** DATA SEGMENT **
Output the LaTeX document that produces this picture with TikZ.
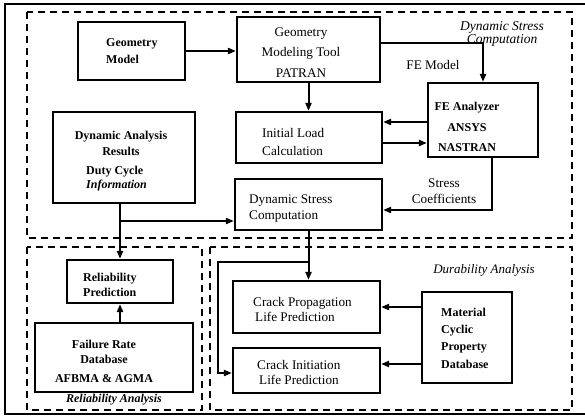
\documentclass[tikz,border=0pt]{standalone}
\usepackage{fontspec}
\setmainfont{Liberation Serif}
\usetikzlibrary{arrows.meta}
\tikzset{
  box/.style={draw, line width=2.2pt, inner sep=0pt},
  region/.style={draw, line width=1.5pt, dash pattern=on 7pt off 5pt},
  conn/.style={line width=2pt, -{Triangle[length=8pt,width=6pt]}},
  txt/.style={inner sep=0pt, font=\fontsize{13.2}{16}\selectfont},
  btxt/.style={inner sep=0pt, font=\fontsize{12}{16}\selectfont\bfseries},
}
\begin{document}
\begin{tikzpicture}[x=1pt,y=-1pt]
\useasboundingbox (0,0) rectangle (585,418);
% outer frame
\draw[line width=2.4pt] (585,4) -- (5,4) -- (5,414) -- (585,414);
% regions
\draw[region] (27,12) rectangle (572,238);
\draw[region] (27,247) rectangle (202,410);
\draw[region] (210,247) rectangle (572,410);
% boxes
\node[box, minimum width=107pt, minimum height=58pt] (gm) at (131.5,51) {};
\node[box, minimum width=143pt, minimum height=65pt] (gmt) at (308.5,49.5) {};
\node[box, minimum width=142pt, minimum height=91pt] (dar) at (124,157.5) {};
\node[box, minimum width=146pt, minimum height=51pt] (ilc) at (309,137.5) {};
\node[box, minimum width=110pt, minimum height=74pt] (fea) at (483,120) {};
\node[box, minimum width=147pt, minimum height=51pt] (dsc) at (308.5,204.5) {};
\node[box, minimum width=106pt, minimum height=43pt] (rp) at (120,281.5) {};
\node[box, minimum width=158pt, minimum height=69pt] (frd) at (114,357.5) {};
\node[box, minimum width=147pt, minimum height=52pt] (cp) at (306.5,307) {};
\node[box, minimum width=147pt, minimum height=45pt] (ci) at (306.5,370.5) {};
\node[box, minimum width=90pt, minimum height=91pt] (mcpd) at (467,337.5) {};
% texts
\node[btxt, align=left, anchor=west, font=\fontsize{12}{17}\selectfont\bfseries] (gmtxt) at (106,51.5) {Geometry\\Model};
\node[txt, align=center, font=\fontsize{13.2}{20.5}\selectfont] (gmttxt) at (301,52.5) {Geometry\\Modeling Tool\\PATRAN};
\node[btxt, align=center] (dartxt) at (121,143) {Dynamic Analysis\\Results};
\node[btxt, align=left, anchor=west, font=\fontsize{12}{14}\selectfont\bfseries] (dartxt2) at (86,179) {Duty Cycle\\\textit{Information}};
\node[txt, align=left, anchor=west, font=\fontsize{13.2}{18}\selectfont] (ilctxt) at (262,142) {Initial Load\\Calculation};
\node[txt, align=left, anchor=west] (dsctxt) at (249,209) {Dynamic Stress\\Computation};
\node[btxt, align=center, font=\fontsize{12}{20.5}\selectfont\bfseries] (featxt) at (467,127) {FE Analyzer\\ANSYS\\NASTRAN};
\node[txt] (femodel) at (433,65) {FE Model};
\node[txt, align=center] (stc) at (444,191) {Stress\\Coefficients};
\node[txt, align=center, font=\fontsize{13.5}{13}\selectfont\itshape] (dsclbl) at (502,33.5) {Dynamic Stress\\Computation};
\node[btxt, align=left, anchor=west, font=\fontsize{12}{15}\selectfont\bfseries] (rptxt) at (83,284.5) {Reliability\\Prediction};
\node[btxt, align=center, font=\fontsize{12}{15}\selectfont\bfseries] (frdtxt) at (104,361) {Failure Rate\\Database\\[4pt]AFBMA \& AGMA};
\node[btxt, font=\fontsize{12}{14}\selectfont\bfseries\itshape] (ralbl) at (114,400) {Reliability Analysis};
\node[txt, align=left, anchor=west, font=\fontsize{13.2}{15}\selectfont] (cptxt) at (253,309.5) {Crack Propagation\\\hspace*{2pt}Life Prediction};
\node[txt, align=left, anchor=west, font=\fontsize{13.2}{15}\selectfont] (citxt) at (257,372.5) {Crack Initiation\\\hspace*{2pt}Life Prediction};
\node[txt, font=\fontsize{13}{14}\selectfont\itshape] (dulbl) at (484,270) {Durability Analysis};
\node[btxt, align=left, anchor=west, font=\fontsize{12}{17.3}\selectfont\bfseries] (mcpdtxt) at (441,338) {Material\\Cyclic\\Property\\Database};
% connectors
\draw[conn] (gm.east) -- (gm.east -| gmt.west);
\draw[conn] ([yshift=6.5pt]gmt.east) -| (fea.north);
\draw[conn] (gmt.south) -- (gmt.south |- ilc.north);
\draw[conn] ([yshift=-2pt]fea.west) -- ([yshift=-2pt]fea.west -| ilc.east);
\draw[conn] ([yshift=-5.5pt]ilc.east) -- ([yshift=-5.5pt]ilc.east -| fea.west);
\draw[conn] ([xshift=9pt]fea.south) |- ([yshift=-5.5pt]dsc.east);
\draw[conn] (dar.south -| rp.north) -- (rp.north);
\coordinate (br) at (120,221);
\draw[conn] (br) -- (br -| dsc.west);
\draw[conn] (frd.north -| rp.south) -- (rp.south);
\draw[conn] (dsc.south) -- (dsc.south |- cp.north);
\coordinate (b2) at (308.5,262);
\coordinate (b3) at (218,262);
\draw[conn] (b2) -- (b3) |- ([yshift=-2.5pt]ci.west);
\draw[conn] (mcpd.west |- cp.east) -- (cp.east);
\coordinate (m2) at (422,364);
\draw[conn] (m2) -- (m2 -| ci.east);
\end{tikzpicture}
\end{document}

** DO THIS **
Send back the data above word for word, with the pictures left out.

** WRITTEN RESPONSE **
Output the LaTeX document that produces this picture with TikZ.
\documentclass[tikz,border=0pt]{standalone}
\usepackage{fontspec}
\setmainfont{Liberation Serif}
\usetikzlibrary{arrows.meta}
\tikzset{
  box/.style={draw, line width=2.2pt, inner sep=0pt},
  region/.style={draw, line width=1.5pt, dash pattern=on 7pt off 5pt},
  conn/.style={line width=2pt, -{Triangle[length=8pt,width=6pt]}},
  txt/.style={inner sep=0pt, font=\fontsize{13.2}{16}\selectfont},
  btxt/.style={inner sep=0pt, font=\fontsize{12}{16}\selectfont\bfseries},
}
\begin{document}
\begin{tikzpicture}[x=1pt,y=-1pt]
\useasboundingbox (0,0) rectangle (585,418);
% outer frame
\draw[line width=2.4pt] (585,4) -- (5,4) -- (5,414) -- (585,414);
% regions
\draw[region] (27,12) rectangle (572,238);
\draw[region] (27,247) rectangle (202,410);
\draw[region] (210,247) rectangle (572,410);
% boxes
\node[box, minimum width=107pt, minimum height=58pt] (gm) at (131.5,51) {};
\node[box, minimum width=143pt, minimum height=65pt] (gmt) at (308.5,49.5) {};
\node[box, minimum width=142pt, minimum height=91pt] (dar) at (124,157.5) {};
\node[box, minimum width=146pt, minimum height=51pt] (ilc) at (309,137.5) {};
\node[box, minimum width=110pt, minimum height=74pt] (fea) at (483,120) {};
\node[box, minimum width=147pt, minimum height=51pt] (dsc) at (308.5,204.5) {};
\node[box, minimum width=106pt, minimum height=43pt] (rp) at (120,281.5) {};
\node[box, minimum width=158pt, minimum height=69pt] (frd) at (114,357.5) {};
\node[box, minimum width=147pt, minimum height=52pt] (cp) at (306.5,307) {};
\node[box, minimum width=147pt, minimum height=45pt] (ci) at (306.5,370.5) {};
\node[box, minimum width=90pt, minimum height=91pt] (mcpd) at (467,337.5) {};
% texts
\node[btxt, align=left, anchor=west, font=\fontsize{12}{17}\selectfont\bfseries] (gmtxt) at (106,51.5) {Geometry\\Model};
\node[txt, align=center, font=\fontsize{13.2}{20.5}\selectfont] (gmttxt) at (301,52.5) {Geometry\\Modeling Tool\\PATRAN};
\node[btxt, align=center] (dartxt) at (121,143) {Dynamic Analysis\\Results};
\node[btxt, align=left, anchor=west, font=\fontsize{12}{14}\selectfont\bfseries] (dartxt2) at (86,179) {Duty Cycle\\\textit{Information}};
\node[txt, align=left, anchor=west, font=\fontsize{13.2}{18}\selectfont] (ilctxt) at (262,142) {Initial Load\\Calculation};
\node[txt, align=left, anchor=west] (dsctxt) at (249,209) {Dynamic Stress\\Computation};
\node[btxt, align=center, font=\fontsize{12}{20.5}\selectfont\bfseries] (featxt) at (467,127) {FE Analyzer\\ANSYS\\NASTRAN};
\node[txt] (femodel) at (433,65) {FE Model};
\node[txt, align=center] (stc) at (444,191) {Stress\\Coefficients};
\node[txt, align=center, font=\fontsize{13.5}{13}\selectfont\itshape] (dsclbl) at (502,33.5) {Dynamic Stress\\Computation};
\node[btxt, align=left, anchor=west, font=\fontsize{12}{15}\selectfont\bfseries] (rptxt) at (83,284.5) {Reliability\\Prediction};
\node[btxt, align=center, font=\fontsize{12}{15}\selectfont\bfseries] (frdtxt) at (104,361) {Failure Rate\\Database\\[4pt]AFBMA \& AGMA};
\node[btxt, font=\fontsize{12}{14}\selectfont\bfseries\itshape] (ralbl) at (114,400) {Reliability Analysis};
\node[txt, align=left, anchor=west, font=\fontsize{13.2}{15}\selectfont] (cptxt) at (253,309.5) {Crack Propagation\\\hspace*{2pt}Life Prediction};
\node[txt, align=left, anchor=west, font=\fontsize{13.2}{15}\selectfont] (citxt) at (257,372.5) {Crack Initiation\\\hspace*{2pt}Life Prediction};
\node[txt, font=\fontsize{13}{14}\selectfont\itshape] (dulbl) at (484,270) {Durability Analysis};
\node[btxt, align=left, anchor=west, font=\fontsize{12}{17.3}\selectfont\bfseries] (mcpdtxt) at (441,338) {Material\\Cyclic\\Property\\Database};
% connectors
\draw[conn] (gm.east) -- (gm.east -| gmt.west);
\draw[conn] ([yshift=6.5pt]gmt.east) -| (fea.north);
\draw[conn] (gmt.south) -- (gmt.south |- ilc.north);
\draw[conn] ([yshift=-2pt]fea.west) -- ([yshift=-2pt]fea.west -| ilc.east);
\draw[conn] ([yshift=-5.5pt]ilc.east) -- ([yshift=-5.5pt]ilc.east -| fea.west);
\draw[conn] ([xshift=9pt]fea.south) |- ([yshift=-5.5pt]dsc.east);
\draw[conn] (dar.south -| rp.north) -- (rp.north);
\coordinate (br) at (120,221);
\draw[conn] (br) -- (br -| dsc.west);
\draw[conn] (frd.north -| rp.south) -- (rp.south);
\draw[conn] (dsc.south) -- (dsc.south |- cp.north);
\coordinate (b2) at (308.5,262);
\coordinate (b3) at (218,262);
\draw[conn] (b2) -- (b3) |- ([yshift=-2.5pt]ci.west);
\draw[conn] (mcpd.west |- cp.east) -- (cp.east);
\coordinate (m2) at (422,364);
\draw[conn] (m2) -- (m2 -| ci.east);
\end{tikzpicture}
\end{document}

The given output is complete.